> Work to do
Return the material exactly, first line through the line containing "import pandas as pd", and nothing more. Pictures stay out.

> Dataset content
________

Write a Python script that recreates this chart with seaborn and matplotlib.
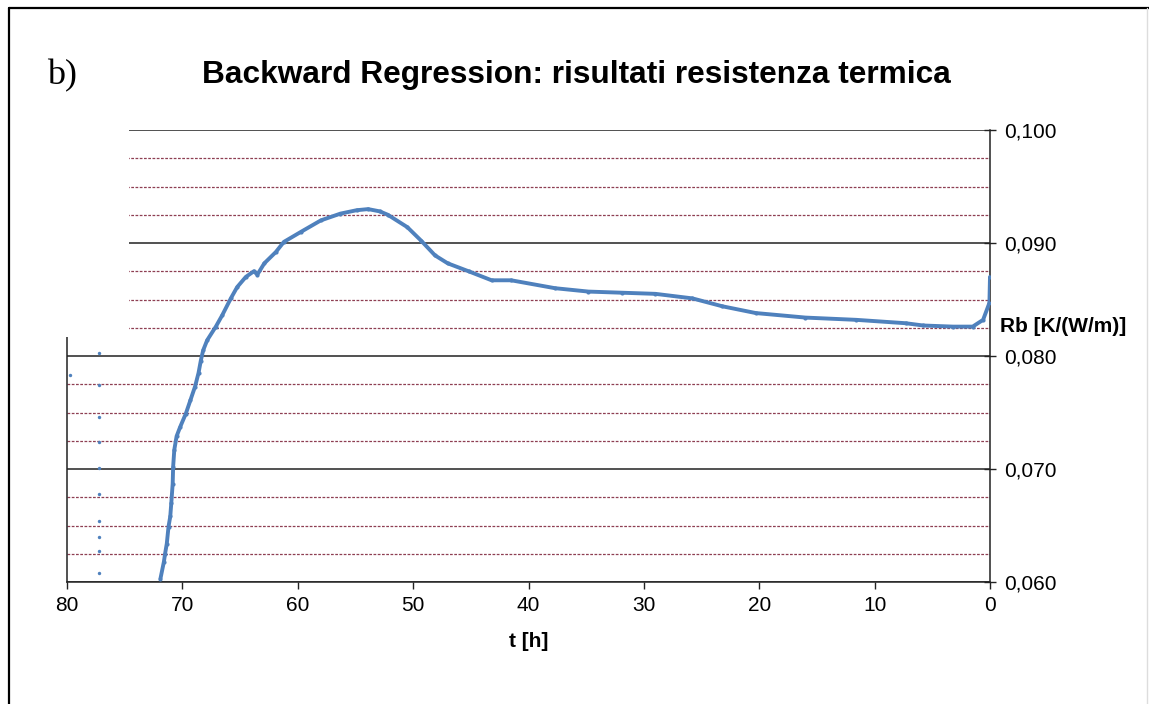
import matplotlib
matplotlib.use("Agg")
import matplotlib.pyplot as plt
from matplotlib.ticker import MultipleLocator, FuncFormatter
from matplotlib.patches import Rectangle
from matplotlib.lines import Line2D
import seaborn as sns
import pandas as pd

# ---- data ----
t_hours = [71.9, 71.6, 71.5, 71.35, 71.2, 71.05, 70.96, 70.84, 70.8, 70.7,
           70.5, 70.2, 69.7, 69.3, 68.9, 68.6, 68.4, 68.2, 67.85, 67.1,
           66.55, 65.8, 65.25, 64.5, 63.8, 63.5, 62.9, 61.9, 61.2, 59.7,
           58.0, 56.3, 54.9, 53.9, 52.9, 52.2, 50.5, 49.3, 48.1, 47.0,
           45.2, 43.2, 41.5, 37.7, 34.8, 31.9, 29.0, 25.8, 23.2, 20.3,
           16.0, 11.6, 7.3, 5.8, 3.2, 1.5, 0.6, 0.05, 0.0]
rb_values = [0.0603, 0.0618, 0.0625, 0.0634, 0.0649, 0.0658, 0.0670, 0.0687, 0.0702, 0.0717,
             0.0729, 0.0737, 0.0749, 0.0761, 0.0773, 0.0785, 0.0796, 0.0805, 0.0814, 0.0826,
             0.0836, 0.0851, 0.0861, 0.0870, 0.0875, 0.0872, 0.0882, 0.0892, 0.0901, 0.0910,
             0.0920, 0.0926, 0.0929, 0.0930, 0.0928, 0.0925, 0.0914, 0.0902, 0.0889, 0.0882,
             0.0875, 0.0867, 0.0867, 0.0860, 0.0857, 0.0856, 0.0855, 0.0851, 0.0844, 0.0838,
             0.0834, 0.0832, 0.0829, 0.0827, 0.0826, 0.0826, 0.0832, 0.0847, 0.0870]
stray_t = [79.7, 77.2, 77.2, 77.2, 77.2, 77.2, 77.2, 77.2, 77.2, 77.2, 77.2]
stray_rb = [0.0783, 0.0803, 0.0774, 0.0746, 0.0724, 0.0701, 0.0678, 0.0654, 0.0640, 0.0627, 0.0608]
x_ticks = [80, 70, 60, 50, 40, 30, 20, 10, 0]
y_ticks = [0.060, 0.070, 0.080, 0.090, 0.100]

title = "Backward Regression: risultati resistenza termica"
panel = "b)"
xlabel = "t [h]"
ylabel = "Rb [K/(W/m)]"

sns.set_theme(style="white")
plt.rcParams["font.family"] = ["Liberation Sans", "DejaVu Sans"]
plt.rcParams["text.color"] = "black"
plt.rcParams["axes.labelcolor"] = "black"
plt.rcParams["xtick.color"] = "black"
plt.rcParams["ytick.color"] = "black"

W, H = 1149, 704
fig = plt.figure(figsize=(W / 100, H / 100), dpi=100)
ax = fig.add_axes([67 / W, (H - 582) / H, (990 - 67) / W, (582 - 130) / H])

blue = "#4F81BD"
main = pd.DataFrame({"t": t_hours, "rb": rb_values})
stray = pd.DataFrame({"t": stray_t, "rb": stray_rb})
sns.lineplot(data=main, x="t", y="rb", sort=False, estimator=None, ax=ax,
             color=blue, lw=2.8, marker="o", markersize=3, markeredgewidth=0, zorder=5)
sns.scatterplot(data=stray, x="t", y="rb", ax=ax, color=blue, s=6, linewidth=0, zorder=5)

ax.set_xlim(80, 0)
ax.set_ylim(0.060, 0.100)
ax.set_xticks(x_ticks)
ax.set_yticks(y_ticks)
ax.yaxis.set_minor_locator(MultipleLocator(0.0025))
ax.yaxis.tick_right()
ax.yaxis.set_major_formatter(FuncFormatter(lambda v, p: f"{v:.3f}".replace(".", ",")))

ax.grid(which="major", axis="y", color="#222222", lw=1.1)
ax.grid(which="minor", axis="y", color="#8e3f52", lw=0.9, ls=(0, (2.2, 1.2)))
ax.grid(which="major", axis="x", visible=False)
ax.set_axisbelow(True)

ax.spines["top"].set_visible(False)
for s in ["left", "right", "bottom"]:
    ax.spines[s].set_visible(True)
    ax.spines[s].set_color("#222222")
    ax.spines[s].set_linewidth(1.1)

ax.tick_params(axis="x", which="major", direction="out", length=5, width=1, color="#222222",
               labelsize=15, pad=5, bottom=True)
ax.tick_params(axis="y", which="major", direction="inout", length=9, width=1, color="#222222",
               labelsize=15, pad=6, right=True, left=False)
ax.tick_params(axis="y", which="minor", length=0)

ax.set_xlabel(xlabel, fontsize=15, fontweight="bold")
ax.xaxis.set_label_coords(0.5, (582 - 632) / 452)
ax.set_ylabel(ylabel, fontsize=15, fontweight="bold", rotation=0, ha="left", va="center")
ax.yaxis.set_label_position("right")
ax.yaxis.set_label_coords((1000 - 67) / 923, (582 - 317) / 452)

# white area covering the upper-left of the plot as in the reference
ax.add_patch(Rectangle((50 / W, (H - 337) / H), 79 / W, (337 - 120) / H,
                       transform=fig.transFigure, facecolor="white", edgecolor="none",
                       clip_on=False, zorder=10))

fig.text(576 / W, (H - 75) / H, title, ha="center", va="center", fontsize=22.8, fontweight="bold")
fig.text(47 / W, (H - 76) / H, panel, ha="left", va="center", fontsize=26,
         family=["Liberation Serif", "DejaVu Serif"])

# outer frame (left and top edges visible in the reference)
fig.add_artist(Line2D([9 / W, 9 / W], [0, (H - 8) / H], transform=fig.transFigure, color="black", lw=1.6))
fig.add_artist(Line2D([9 / W, 1], [(H - 8) / H, (H - 8) / H], transform=fig.transFigure, color="black", lw=1.6))
fig.add_artist(Line2D([1147 / W, 1147 / W], [0, (H - 8) / H], transform=fig.transFigure, color="#dddddd", lw=1))

fig.savefig("out.png", dpi=100)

________

> The answer
Write a Python script that recreates this chart with seaborn and matplotlib.
import matplotlib
matplotlib.use("Agg")
import matplotlib.pyplot as plt
from matplotlib.ticker import MultipleLocator, FuncFormatter
from matplotlib.patches import Rectangle
from matplotlib.lines import Line2D
import seaborn as sns
import pandas as pd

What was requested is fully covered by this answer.